Beijing claims about 90% of the South China Sea and cites historic usage records to back its position. China has used its technological and military superiority over the other claimants to develop islets in the sea, which stretches from its southern coasts to the island of Borneo. Rival claimants Brunei, Malaysia, the Philippines and Vietnam drill for oil and gas in the same 3.5 million-square-kilometer sea.

Vietnam’s claims come closest to the Chinese gas field and Hanoi is unlikely to protest if the rig stays on site without expanding, said Alexander Vuving, professor at the Daniel K. Inouye Asia-Pacific Center for Security Studies in Hawaii. But in 2014 a Chinese rig positioned in disputed waters touched off boat ramming and deadly anti-China riots in Vietnam. That sort of flap could pop up again, Vuving said.

“China’s assertiveness has become a new normal,” he said. “If China is really thinking in terms of calming the waters, then they would probably be a little more cautious, but of course China has been very assertive, even aggressive, since a decade now.”

The drilling platform operated by China National Offshore Oil weighs an “impressive” 50,000 tons, Chinese media outlet CGTN.com says.

State-run China Daily’s news website calls the creation the world’s heaviest deep-water semi-submersible oil production and storage platform.

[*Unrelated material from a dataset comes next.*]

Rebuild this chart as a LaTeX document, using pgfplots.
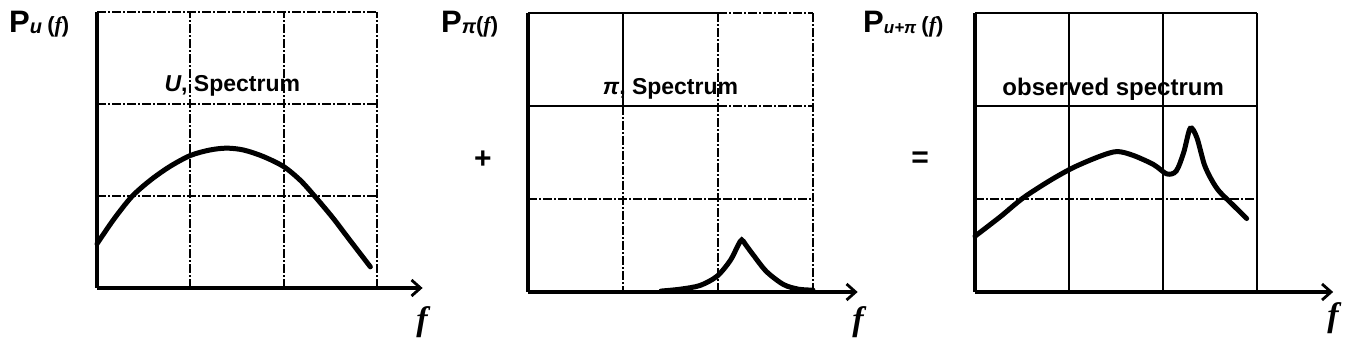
\documentclass[border=0pt]{standalone}
\usepackage{pgfplots}
\pgfplotsset{compat=1.18}
\usetikzlibrary{arrows.meta}
\usepackage{fontspec}
\setmainfont{Liberation Sans}
\newfontfamily\seriff{Liberation Serif}
\newcommand{\ff}{{\seriff\bfseries\itshape f}}
\begin{document}
\begin{tikzpicture}[x=1pt,y=1pt]
\useasboundingbox (0pt,0pt) rectangle (1347pt,348pt);
\tikzset{
  gridd/.style={line width=1.8pt, dash pattern=on 9pt off 2pt on 2pt off 2pt},
  grids/.style={line width=1.8pt},
}
\pgfplotsset{
  panel/.style={
    axis lines=left,
    axis line style={line width=3.5pt},
    y axis line style={-},
    x axis line style={-{Straight Barb[length=9pt,width=16pt,line width=2.8pt]}},
    xtick=\empty, ytick=\empty,
    xmin=0, ymin=0, ymax=3,
    clip=false,
    anchor=south west,
  },
  curve/.style={line width=5pt, smooth, tension=0.5, black, mark=none, line cap=round},
}
% ---------- panel 1 ----------
\begin{axis}[panel, at={(97pt,60pt)}, x=93.3pt, y=92pt, xmax=3.49]
  \draw[gridd] (axis cs:1,0) -- (axis cs:1,3);
  \draw[gridd] (axis cs:2,0) -- (axis cs:2,3);
  \draw[gridd] (axis cs:3,0) -- (axis cs:3,3);
  \draw[gridd] (axis cs:0,1) -- (axis cs:3,1);
  \draw[gridd] (axis cs:0,2) -- (axis cs:3,2);
  \draw[gridd] (axis cs:0,3) -- (axis cs:3,3);
  \addplot[curve] coordinates {
    (0.0,0.48) (0.175,0.74) (0.37,0.99) (0.57,1.17) (0.78,1.32) (1.0,1.44)
    (1.21,1.50) (1.39,1.52) (1.57,1.50) (1.78,1.43) (2.0,1.32) (2.18,1.17)
    (2.34,0.99) (2.53,0.76) (2.71,0.52) (2.93,0.23)
  };
  \node[font=\fontsize{23}{23}\selectfont\bfseries] at (axis cs:1.45,2.2) {\textit{U}, Spectrum};
\end{axis}
% ---------- panel 2 ----------
\begin{axis}[panel, at={(528pt,56pt)}, x=95pt, y=93pt, xmax=3.47]
  \draw[grids] (axis cs:0,3) -- (axis cs:2,3);
  \draw[gridd] (axis cs:2,3) -- (axis cs:3,3);
  \draw[grids] (axis cs:1,3) -- (axis cs:1,2);
  \draw[gridd] (axis cs:1,2) -- (axis cs:1,0);
  \draw[gridd] (axis cs:2,0) -- (axis cs:2,3);
  \draw[gridd] (axis cs:3,0) -- (axis cs:3,3);
  \draw[grids] (axis cs:0,2) -- (axis cs:2,2);
  \draw[gridd] (axis cs:2,2) -- (axis cs:3,2);
  \draw[gridd] (axis cs:0,1) -- (axis cs:3,1);
  \addplot[curve] coordinates {
    (1.4,0.01) (1.6,0.03) (1.81,0.07) (1.99,0.17) (2.13,0.34) (2.21,0.50)
    (2.25,0.56) (2.29,0.51) (2.37,0.40) (2.51,0.22) (2.69,0.08) (2.85,0.03) (3.0,0.02)
  };
  \node[font=\fontsize{23}{23}\selectfont\bfseries] at (axis cs:1.5,2.18) {\textit{π}, Spectrum};
\end{axis}
% ---------- panel 3 ----------
\begin{axis}[panel, at={(975pt,56pt)}, x=94pt, y=93pt, xmax=3.81]
  \draw[grids] (axis cs:1,0) -- (axis cs:1,3);
  \draw[grids] (axis cs:2,0) -- (axis cs:2,3);
  \draw[grids] (axis cs:3,0) -- (axis cs:3,3);
  \draw[gridd] (axis cs:0,1) -- (axis cs:3,1);
  \draw[grids] (axis cs:0,2) -- (axis cs:3,2);
  \draw[grids] (axis cs:0,3) -- (axis cs:3,3);
  \addplot[curve] coordinates {
    (0.0,0.60) (0.27,0.81) (0.51,1.01) (0.80,1.20) (1.05,1.34) (1.33,1.46)
    (1.51,1.51) (1.68,1.47) (1.90,1.37) (2.04,1.27) (2.14,1.30) (2.22,1.50)
    (2.29,1.76) (2.36,1.66) (2.44,1.37) (2.52,1.20) (2.60,1.08) (2.74,0.94) (2.89,0.79)
  };
  \node[font=\fontsize{24}{24}\selectfont\bfseries] at (axis cs:1.47,2.18) {observed spectrum};
\end{axis}
% ---------- labels ----------
\node[anchor=base west, inner sep=0] at (9pt,315pt)
  {\fontsize{31}{31}\selectfont\bfseries P\raisebox{-1pt}{\fontsize{20}{20}\selectfont\itshape u}\,\fontsize{22}{22}\selectfont(\ff)};
\node[anchor=base west, inner sep=0] at (441pt,315pt)
  {\fontsize{31}{31}\selectfont\bfseries P\raisebox{-1pt}{\fontsize{20}{20}\selectfont\itshape π}\fontsize{22}{22}\selectfont(\ff)};
\node[anchor=base west, inner sep=0] at (863pt,315pt)
  {\fontsize{31}{31}\selectfont\bfseries P\raisebox{-1pt}{\fontsize{17}{17}\selectfont\itshape u+π}\,\fontsize{22}{22}\selectfont(\ff)};
\node[font=\fontsize{30}{30}\selectfont\bfseries] at (483pt,188pt) {+};
\node[font=\fontsize{30}{30}\selectfont\bfseries] at (920pt,188pt) {=};
\node[font=\fontsize{34}{34}\selectfont] at (422pt,26pt) {\ff};
\node[font=\fontsize{34}{34}\selectfont] at (858pt,26pt) {\ff};
\node[font=\fontsize{34}{34}\selectfont] at (1333pt,30pt) {\ff};
\end{tikzpicture}
\end{document}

It has three “world-class” innovations and 13 “domestic advanced technologies”, the website said January 14.

Both news outlets publish in English to reach readers outside China.

Wording of that type suggests that China wants to impress on the world that the platform can help it get the fuel that it needs, said Aaron Rabena, research fellow at the Asia-Pacific Pathways to Progress Foundation in the Philippines. The world factory powerhouse depends on oil and gas for manufacturing.

“Maybe it’s just their way of showing they want to address their energy security [and] maximize their resources,” Rabena said.

A net oil importer since 1993, China aims to ease its “fear of strategic vulnerability” by looking abroad for fuel, developing natural gas and expanding refineries in the Middle East, the RAND Corp.-published book China’s Quest for Energy Security says.

The super-sized drilling setup might help China shine politically, too, as it pushes other countries to explore jointly for undersea fuel, analysts say.

Development of the homegrown platform could “stir up” discussions over joint oil and gas exploration in the South China Sea again, the Chinese state-controlled news outlet Global Times said in 2019.

Joint development with the other maritime claimants would help build political relations, scholars have said.

In 2018 China offered the Philippines 60% of any discoveries made in a disputed tract of sea. The Philippines is ready to “support companies of the two countries in joint oil and gas development”, the Chinese foreign ministry said on its website in October 2020.

Other countries, however, suspect that China would leverage any joint deals to scope out contested waters, Nagy said.

The South China Sea holds about 11 billion barrels of oil and 190 trillion cubic feet of natural gas, the U.S. Energy Information Administration estimates.